Le terrorisme d’état et la terreur rationnelle.

Marx est à la fois un prophète bourgeois et révolutionnaire. Pour les chrétiens comme pour les marxistes, il faut maîtriser la nature. Les grecs sont d’avis qu'il vaut mieux lui obéir. Chez Maistre comme chez Marx la fin des temps satisfait le grand rêve de Vigny, la réconciliation du loup et de l’agneau, le monde du criminel et de la victime au même autel, la réouverture ou l’ouverture d’un paradis terrestre. Pour Marx les lois de l’histoire reflètent la réalité divine. Mais pour le premier la matière est la substance pour le second la substance de son dieu s’est incarné ici bas. L’éternité les sépare au principe, mais l’historicité finit par les réunir dans une conclusion réaliste.

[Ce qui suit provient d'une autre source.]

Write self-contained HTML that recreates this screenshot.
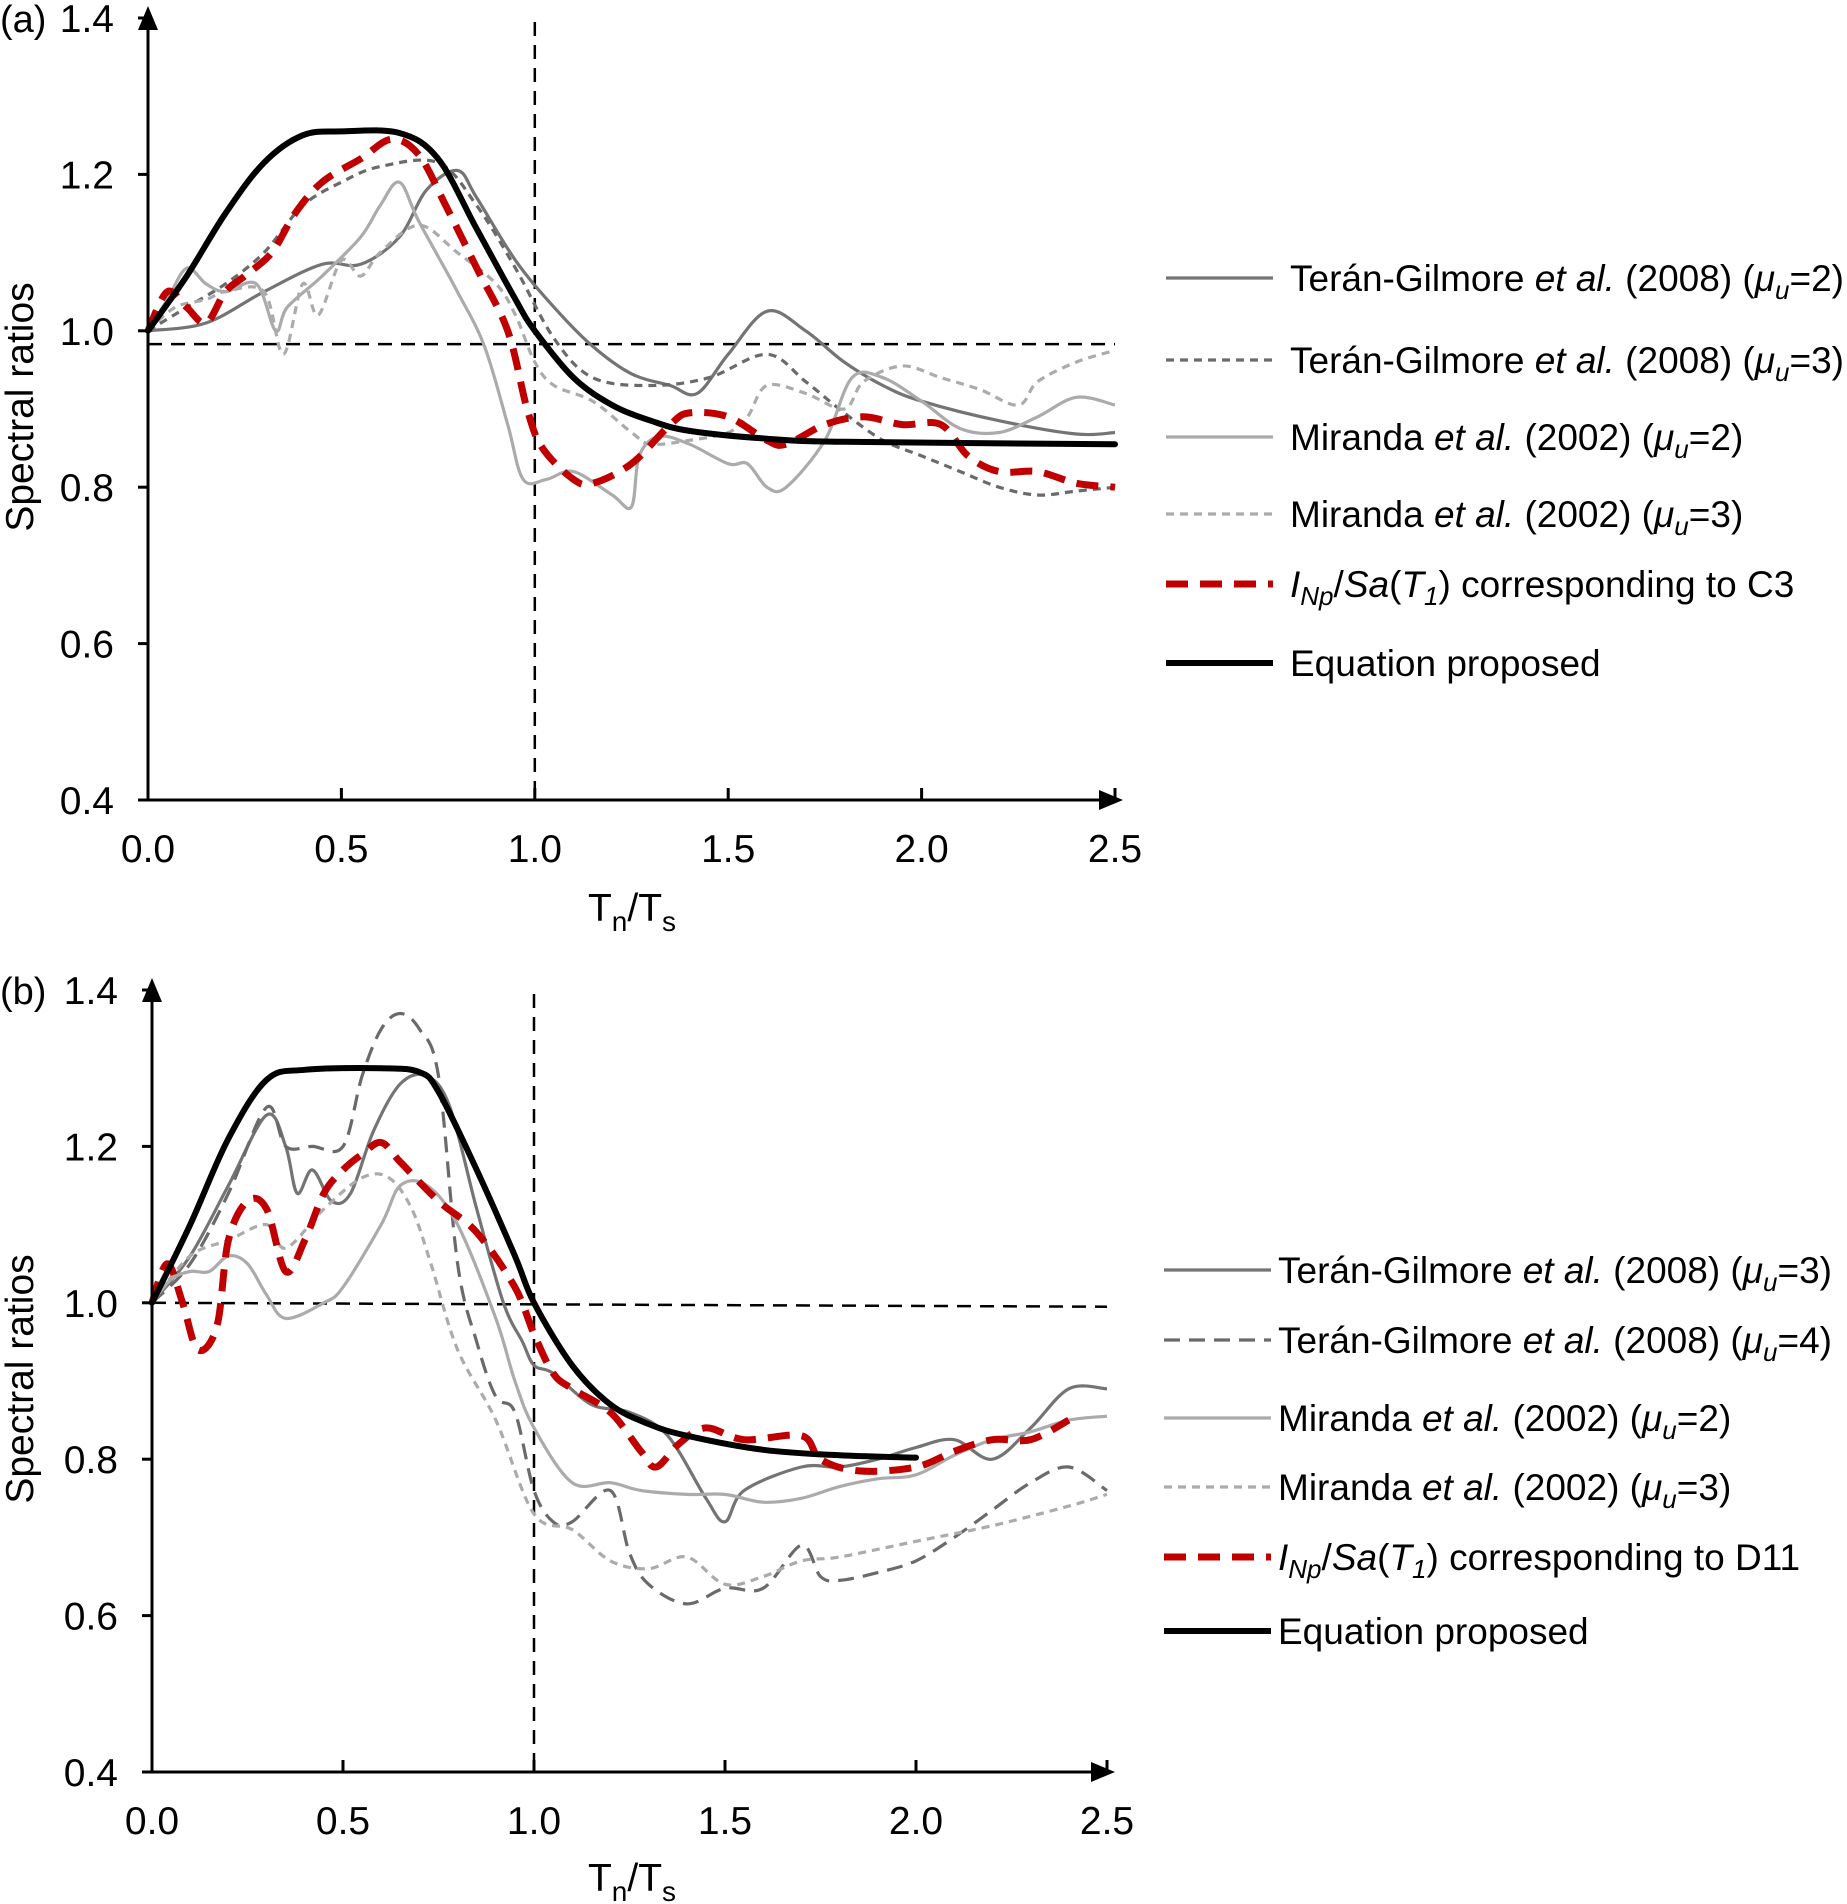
<!DOCTYPE html>
<html><head><meta charset="utf-8">
<style>
body{margin:0;background:#fff;}
svg{display:block;font-family:"Liberation Sans",Arial,sans-serif;}
</style></head>
<body>
<svg id="fig" width="1847" height="1904" viewBox="0 0 1847 1904">
<defs>
<marker id="arr" markerWidth="24" markerHeight="20" refX="20" refY="10" orient="auto" markerUnits="userSpaceOnUse">
<path d="M0,0 L24,10 L0,20 z" fill="#000"/></marker>
</defs>
</svg>
<script>
// ---------- Panel (a) data ----------
const xTicks = [0,0.5,1.0,1.5,2.0,2.5];
const xTickLabels = ["0.0","0.5","1.0","1.5","2.0","2.5"];
const yTicks = [0.4,0.6,0.8,1.0,1.2,1.4];
const yTickLabels = ["0.4","0.6","0.8","1.0","1.2","1.4"];

const aEqX=[0,0.1,0.2,0.3,0.4,0.5,0.65,0.75,0.85,0.95,1.0,1.1,1.2,1.3,1.4,1.6,1.8,2.5];
const aEqY=[1.0,1.07,1.15,1.215,1.25,1.255,1.253,1.22,1.13,1.04,1.0,0.94,0.905,0.885,0.872,0.862,0.858,0.855];
const aRedX=[0,0.05,0.1,0.15,0.2,0.25,0.32,0.38,0.45,0.55,0.63,0.7,0.77,0.85,0.93,0.98,1.02,1.1,1.15,1.25,1.35,1.4,1.5,1.6,1.65,1.75,1.85,1.95,2.05,2.12,2.2,2.3,2.4,2.5];
const aRedY=[1.0,1.05,1.03,1.01,1.05,1.07,1.1,1.15,1.19,1.22,1.245,1.225,1.16,1.08,1.0,0.9,0.85,0.81,0.805,0.83,0.88,0.895,0.89,0.86,0.855,0.88,0.89,0.88,0.88,0.84,0.82,0.82,0.805,0.80];
const aT2X=[0,0.15,0.3,0.45,0.55,0.65,0.72,0.8,0.85,0.95,1.05,1.15,1.25,1.35,1.42,1.5,1.6,1.7,1.8,1.9,2.0,2.2,2.4,2.5];
const aT2Y=[1.0,1.01,1.05,1.085,1.085,1.12,1.18,1.205,1.17,1.09,1.03,0.98,0.945,0.93,0.92,0.97,1.025,1.0,0.96,0.93,0.91,0.885,0.868,0.87];
const aT3X=[0,0.1,0.2,0.3,0.4,0.5,0.6,0.75,0.85,0.95,1.05,1.15,1.3,1.45,1.6,1.7,1.8,1.9,2.0,2.1,2.2,2.3,2.4,2.5];
const aT3Y=[1.0,1.03,1.06,1.1,1.16,1.19,1.21,1.215,1.16,1.08,0.99,0.94,0.93,0.94,0.97,0.935,0.895,0.86,0.84,0.82,0.80,0.79,0.795,0.80];
const aM2X=[0,0.05,0.1,0.15,0.2,0.28,0.33,0.36,0.45,0.55,0.6,0.65,0.7,0.8,0.87,0.93,0.97,1.03,1.1,1.2,1.25,1.27,1.32,1.4,1.5,1.55,1.6,1.65,1.75,1.82,1.9,2.0,2.1,2.2,2.3,2.4,2.5];
const aM2Y=[1.0,1.04,1.08,1.06,1.05,1.06,1.0,1.03,1.07,1.12,1.16,1.19,1.14,1.05,0.98,0.88,0.81,0.81,0.82,0.79,0.775,0.84,0.865,0.855,0.83,0.83,0.80,0.80,0.86,0.94,0.94,0.91,0.875,0.87,0.89,0.915,0.905];
const aM3X=[0,0.07,0.15,0.2,0.3,0.35,0.4,0.44,0.5,0.55,0.6,0.7,0.8,0.9,0.95,1.0,1.05,1.15,1.25,1.3,1.4,1.5,1.55,1.6,1.7,1.8,1.85,1.95,2.05,2.15,2.25,2.3,2.4,2.5];
const aM3Y=[1.0,1.03,1.04,1.05,1.05,0.97,1.06,1.02,1.09,1.07,1.1,1.135,1.1,1.06,1.02,0.96,0.93,0.91,0.87,0.855,0.86,0.87,0.89,0.93,0.92,0.9,0.935,0.955,0.94,0.925,0.905,0.935,0.96,0.975];

// ---------- Panel (b) data ----------
const bEqX=[0,0.1,0.2,0.3,0.4,0.6,0.7,0.75,0.85,0.95,1.0,1.1,1.2,1.3,1.4,1.6,1.8,2.0];
const bEqY=[1.0,1.1,1.21,1.285,1.298,1.3,1.295,1.27,1.17,1.06,1.0,0.92,0.87,0.845,0.83,0.812,0.805,0.802];
const bRedX=[0,0.04,0.08,0.12,0.17,0.2,0.25,0.3,0.35,0.4,0.45,0.5,0.55,0.6,0.65,0.75,0.85,0.95,1.0,1.05,1.1,1.2,1.28,1.32,1.38,1.45,1.55,1.7,1.75,1.85,2.0,2.1,2.2,2.3,2.4];
const bRedY=[1.0,1.05,1.0,0.94,0.97,1.08,1.13,1.12,1.04,1.08,1.14,1.17,1.19,1.205,1.18,1.13,1.09,1.02,0.96,0.91,0.89,0.86,0.81,0.79,0.82,0.84,0.825,0.83,0.8,0.785,0.79,0.81,0.825,0.825,0.85];
const bT3X=[0,0.1,0.2,0.3,0.35,0.38,0.42,0.47,0.52,0.58,0.65,0.72,0.78,0.85,0.92,0.97,1.0,1.05,1.15,1.25,1.35,1.45,1.5,1.55,1.7,1.8,1.9,2.0,2.1,2.2,2.3,2.4,2.5];
const bT3Y=[1.0,1.06,1.15,1.24,1.2,1.14,1.17,1.13,1.14,1.22,1.28,1.29,1.25,1.12,1.0,0.95,0.92,0.91,0.87,0.86,0.83,0.75,0.72,0.76,0.79,0.79,0.8,0.815,0.825,0.8,0.84,0.89,0.89];
const bT4X=[0,0.1,0.2,0.3,0.35,0.42,0.5,0.55,0.6,0.65,0.7,0.75,0.8,0.85,0.9,0.95,1.0,1.05,1.1,1.2,1.25,1.3,1.4,1.5,1.6,1.7,1.75,1.8,1.9,2.0,2.1,2.2,2.3,2.4,2.5];
const bT4Y=[1.0,1.05,1.14,1.25,1.2,1.2,1.2,1.29,1.35,1.37,1.35,1.29,1.05,0.95,0.88,0.86,0.76,0.72,0.72,0.76,0.68,0.64,0.615,0.635,0.635,0.69,0.65,0.645,0.655,0.67,0.7,0.735,0.77,0.79,0.76];
const bM2X=[0,0.05,0.1,0.15,0.2,0.25,0.3,0.35,0.45,0.5,0.6,0.65,0.72,0.8,0.9,0.95,1.0,1.1,1.2,1.28,1.4,1.5,1.6,1.7,1.8,1.9,2.0,2.1,2.2,2.3,2.4,2.5];
const bM2Y=[1.0,1.03,1.04,1.04,1.06,1.05,1.01,0.98,1.0,1.02,1.1,1.15,1.15,1.1,0.98,0.9,0.84,0.77,0.77,0.76,0.755,0.755,0.745,0.75,0.765,0.775,0.78,0.805,0.825,0.835,0.85,0.855];
const bM3X=[0,0.1,0.2,0.3,0.35,0.45,0.55,0.62,0.68,0.73,0.8,0.9,1.0,1.1,1.2,1.3,1.4,1.5,1.6,1.7,1.8,2.0,2.2,2.4,2.5];
const bM3Y=[1.0,1.06,1.08,1.1,1.07,1.12,1.16,1.16,1.12,1.05,0.94,0.85,0.73,0.71,0.67,0.66,0.675,0.64,0.65,0.67,0.675,0.695,0.715,0.74,0.755];

const NS="http://www.w3.org/2000/svg";
const svg=document.getElementById('fig');
function mk(tag,attrs,parent){const e=document.createElementNS(NS,tag);for(const k in attrs)e.setAttribute(k,attrs[k]);(parent||svg).appendChild(e);return e;}
function smooth(pts){
  let d="M"+pts[0][0].toFixed(1)+","+pts[0][1].toFixed(1);
  for(let i=0;i<pts.length-1;i++){
    const p0=pts[Math.max(i-1,0)],p1=pts[i],p2=pts[i+1],p3=pts[Math.min(i+2,pts.length-1)];
    const c1=[p1[0]+(p2[0]-p0[0])/6,p1[1]+(p2[1]-p0[1])/6];
    const c2=[p2[0]-(p3[0]-p1[0])/6,p2[1]-(p3[1]-p1[1])/6];
    d+=" C"+c1[0].toFixed(1)+","+c1[1].toFixed(1)+" "+c2[0].toFixed(1)+","+c2[1].toFixed(1)+" "+p2[0].toFixed(1)+","+p2[1].toFixed(1);
  }
  return d;
}

function panel(cfg){
  const g=mk('g',{});
  
  
  const X=v=>cfg.x0+(v-0)/2.5*(cfg.x1-cfg.x0);
  const Y=v=>cfg.yb+(v-0.4)/1.0*(cfg.yt-cfg.yb);
  const hl=mk('line',{x1:X(0),y1:Y(cfg.refH),x2:X(2.5),y2:Y(cfg.refH2),stroke:'#000','stroke-width':2.5,'stroke-dasharray':'14,9'},g);
  
  
  const vl=mk('line',{x1:X(1.0)+cfg.vOff,y1:cfg.yt+4,x2:X(1.0)+cfg.vOff,y2:cfg.yb,stroke:'#000','stroke-width':2.5,'stroke-dasharray':'14,9'},g);
  
  
  cfg.series.forEach(s=>{
    const pts=s.x.map((v,i)=>[X(v),Y(s.y[i])]);
    const p=mk('path',{d:smooth(pts),fill:'none',stroke:s.color,'stroke-width':s.w,'stroke-dasharray':s.dash||'none','stroke-linejoin':'round','stroke-linecap':s.cap||'butt'},g);
    
    
  });
  const xa=mk('line',{x1:X(0),y1:cfg.yb,x2:X(2.5)+4,y2:cfg.yb,stroke:'#000','stroke-width':3,'marker-end':'url(#arr)'},g);
  
  
  const ya=mk('line',{x1:X(0),y1:cfg.yb,x2:X(0),y2:cfg.yt-8,stroke:'#000','stroke-width':3,'marker-end':'url(#arr)'},g);
  
  
  xTicks.forEach((v,i)=>{
    mk('line',{x1:X(v),y1:cfg.yb,x2:X(v),y2:cfg.yb-12,stroke:'#000','stroke-width':3},g);
    const t=mk('text',{x:X(v),y:cfg.yb+62,'font-size':39,'text-anchor':'middle'},g);
    t.textContent=xTickLabels[i];
    
    
  });
  yTicks.forEach((v,i)=>{
    mk('line',{x1:X(0),y1:Y(v),x2:X(0)-10,y2:Y(v),stroke:'#000','stroke-width':3},g);
    const t=mk('text',{x:X(0)-34,y:Y(v)+14,'font-size':39,'text-anchor':'end'},g);
    t.textContent=yTickLabels[i];
    
    
  });
  const pl=mk('text',{x:0,y:Y(1.4)+14,'font-size':38},g);
  pl.textContent=cfg.label;
  
  
  const yt=mk('text',{x:0,y:0,'font-size':39,'text-anchor':'middle',transform:'translate(33,'+cfg.yTitleY+') rotate(-90)'},g);
  yt.textContent='Spectral ratios';
  
  
  const xt=mk('text',{x:cfg.xTitleX,y:cfg.xTitleY,'font-size':39,'text-anchor':'middle'},g);
  xt.innerHTML='T<tspan font-size="28" dy="10">n</tspan><tspan dy="-10">/T</tspan><tspan font-size="28" dy="10">s</tspan>';
  
  
  cfg.legend.forEach((L,i)=>{
    const s=cfg.series[L.idx];
    const gy=cfg.legY[i];
    const lg=mk('g',{},g);
    
    
    mk('line',{x1:cfg.legX0,y1:gy,x2:cfg.legX1,y2:gy,stroke:s.color,'stroke-width':s.w,'stroke-dasharray':s.dash||'none'},lg);
    const t=mk('text',{x:cfg.legTx,y:gy+13,'font-size':37},lg);
    t.innerHTML=L.html;
  });
}
const mu=(n)=>'(<tspan font-style="italic">μ</tspan><tspan font-style="italic" font-size="26" dy="8">u</tspan><tspan dy="-8">='+n+')</tspan>';
const inp=(c)=>'<tspan font-style="italic">I</tspan><tspan font-style="italic" font-size="26" dy="8">Np</tspan><tspan dy="-8">/</tspan><tspan font-style="italic">Sa</tspan>(<tspan font-style="italic">T</tspan><tspan font-style="italic" font-size="26" dy="8">1</tspan><tspan dy="-8">) corresponding to '+c+'</tspan>';

panel({name:'chart-a',label:'(a)',x0:148,x1:1115,yt:18,yb:800,refH:0.983,refH2:0.983,vOff:0,yTitleY:407,xTitleX:632,xTitleY:921,
 series:[
  {id:'teran-mu2',x:aT2X,y:aT2Y,color:'#747474',w:3.2},
  {id:'teran-mu3',x:aT3X,y:aT3Y,color:'#6a6a6a',w:3.2,dash:'8,6'},
  {id:'miranda-mu2',x:aM2X,y:aM2Y,color:'#ababab',w:3.2},
  {id:'miranda-mu3',x:aM3X,y:aM3Y,color:'#ababab',w:3.2,dash:'8,6'},
  {id:'inp-c3',x:aRedX,y:aRedY,color:'#c00000',w:7,dash:'22,12'},
  {id:'equation-proposed',x:aEqX,y:aEqY,color:'#000',w:6,cap:'round'}],
 legX0:1166,legX1:1273,legTx:1290,legY:[278,360,437,514,584,663],
 legend:[
  {idx:0,html:'Terán-Gilmore <tspan font-style="italic">et al.</tspan> (2008) '+mu(2)},
  {idx:1,html:'Terán-Gilmore <tspan font-style="italic">et al.</tspan> (2008) '+mu(3)},
  {idx:2,html:'Miranda <tspan font-style="italic">et al.</tspan> (2002) '+mu(2)},
  {idx:3,html:'Miranda <tspan font-style="italic">et al.</tspan> (2002) '+mu(3)},
  {idx:4,html:inp('C3')},
  {idx:5,html:'Equation proposed'}]
});
panel({name:'chart-b',label:'(b)',x0:152,x1:1107,yt:990,yb:1772,refH:1.0,refH2:0.995,vOff:0,yTitleY:1379,xTitleX:632,xTitleY:1891,
 series:[
  {id:'teran-mu3-b',x:bT3X,y:bT3Y,color:'#747474',w:3.2},
  {id:'teran-mu4-b',x:bT4X,y:bT4Y,color:'#6a6a6a',w:3.2,dash:'16,9'},
  {id:'miranda-mu2-b',x:bM2X,y:bM2Y,color:'#ababab',w:3.2},
  {id:'miranda-mu3-b',x:bM3X,y:bM3Y,color:'#ababab',w:3.2,dash:'8,6'},
  {id:'inp-d11',x:bRedX,y:bRedY,color:'#c00000',w:7,dash:'22,12'},
  {id:'equation-proposed-b',x:bEqX,y:bEqY,color:'#000',w:6,cap:'round'}],
 legX0:1164,legX1:1271,legTx:1278,legY:[1270,1340,1418,1487,1557,1631],
 legend:[
  {idx:0,html:'Terán-Gilmore <tspan font-style="italic">et al.</tspan> (2008) '+mu(3)},
  {idx:1,html:'Terán-Gilmore <tspan font-style="italic">et al.</tspan> (2008) '+mu(4)},
  {idx:2,html:'Miranda <tspan font-style="italic">et al.</tspan> (2002) '+mu(2)},
  {idx:3,html:'Miranda <tspan font-style="italic">et al.</tspan> (2002) '+mu(3)},
  {idx:4,html:inp('D11')},
  {idx:5,html:'Equation proposed'}]
});
</script>
</body></html>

L’ère positiviste qui succèderait nécessairement à l’être métaphysique et à l’être theologique devait marquer l’avènement d’une religion de l’humanité. Henri Gouhier définit justement l’entreprise de Comte en disant qu’il s’agissait pour lui de découvrir un homme dans trace de dieu.

Le prolétariat est forcé d’user de sa richesse pour le bien universel. Il n’est pas le prolétariat, il est l’universel s’opposant au particulier, c’est-à-dire au capitalisme. Le jusge c’est l’histoire, l’exécution de la sentence c’est le prolétaire. Les crises succèderont aux crises, la déchéances du prolétariat s’approfondira, son nombre s’étendra jusqu’à la crise universelle ou disparaîtra le monde de l’échange, et ou l’histoire, par une suprême violence, cessera d’être violente. Le royaume des fins sera constitué.

L’échec de la prophétie.

Le marxisme fait éclater le divorce profond qui s’est établi entre la raison scientifique, fécond instrument de recherche, de pensée, et même de révolte, et la raison historique, inventer par l’idéologie allemande dans sa négation de tout principe.

Le royaume des fins.

Le dialogue relation des personnes a été remplacé par la propagande ou la polémique, qui sont deux sortes de monologues. Ceux qui refusent la souffrance d’être et de mourir veulent alors dominer « la solitude c’est le pouvoir » dit Sade.

La pensée qui se forme avec la seule histoire, comme celle qui se tourne contre toute histoire, enlèvent à l’homme le moyen ou la raison de vivre. La première pousse à l’extrême déchéance du « pourquoi vivre » la seconde au « comment vivre ».

Auparavant notons, qu’au je me révolte, donc nous sommes, au « nous sommes seuls » de la révolte métaphysique, la révolte aux prises avec l’histoire ajoute qu’au lieu de tuer t mourir pour produire l’être que nous ne sommes pas, nous avons à vivre et faire vivre pour créer ce que nous sommes.

La révolte et l’art.

Aucun artiste ne tolère le réel dit Nietzsche, il est vrai mais aucun artiste ne peut se passer du réel. Vis-à-vis du roman l’exemple de Proust :

En art la révolte s’achève et se perpétue dans la vrais création, non dans la critique ou le commentaire. La société industrielle n’ouvrira les chemins d’une civilisation qu’en redonnant au travailleur la dignité du créateur, c’est-à-dire en appliquant son intérêt et sa réflexion autant au travail lui-même qu’à son produit. L’histoire a peut être une fin, notre tâche pourtant n’est pas de terminer, mais de créer, à l’image désormais, de ce que nous savons vrai.

La pensée de midi

Révolte et meurtre.

Après avoir longtemps cru qu’il pourrait lutter contre dieu l’esprit européen s’aperçoit donc qu’il lui faut aussi, s’il ne veut pas mourir, lutter contre les hommes.

Il est donc possible de dire que la révolte, quand elle débouche sur la destruction est illogique. Réclamant l’unité de la condition humaine elle est force de vie, non de mort. En réalité l’absolu purement historique n’est même pas concevable. La pensée de Jaspers, par exemple dans ce qu’elle a d’essentiel, souligne l’impossibilité pour l’homme de saisir la totalité, puisqu'il se trouve à l’intérieur de cette totalité.

La liberté absolue raille la justice. La justice absolue raille la liberté.

Mesure et démesure.

Ni le réel n’est entièrement rationnel, ni le rationnel tout à fait réel.

La pensée de midi.

C’est la révolte qui est la mesure, qui l’ordonne, la défend et la recrée à travers l’histoire et ses désordres. La mesure née de la révolte ne peut se vivre que par la révolte.

Au-delà du nihilisme.

Il y a un mal, sans doute que les hommes accumulent dans leur désir forcené d’unité. Mais un autre mal est à l’origine de ce mouvement désordonné. Devant ce mal, devant la mort, l’homme au plus profond de lui-même crie justice. Le christianisme historique n’a répondu à cette protestation contre le mal, que par l’annonce du royaume, puis de la vie éternelle, qui demande la foi. Mais la souffrance use l’espoir et la foi, elle reste solitaire alors, et sans explication. Les foules du travail, lassées de souffrir et de mourir sont des foules sans dieu. Notre place est dès lors à leur côté, loin des anciens et des nouveaux docteurs".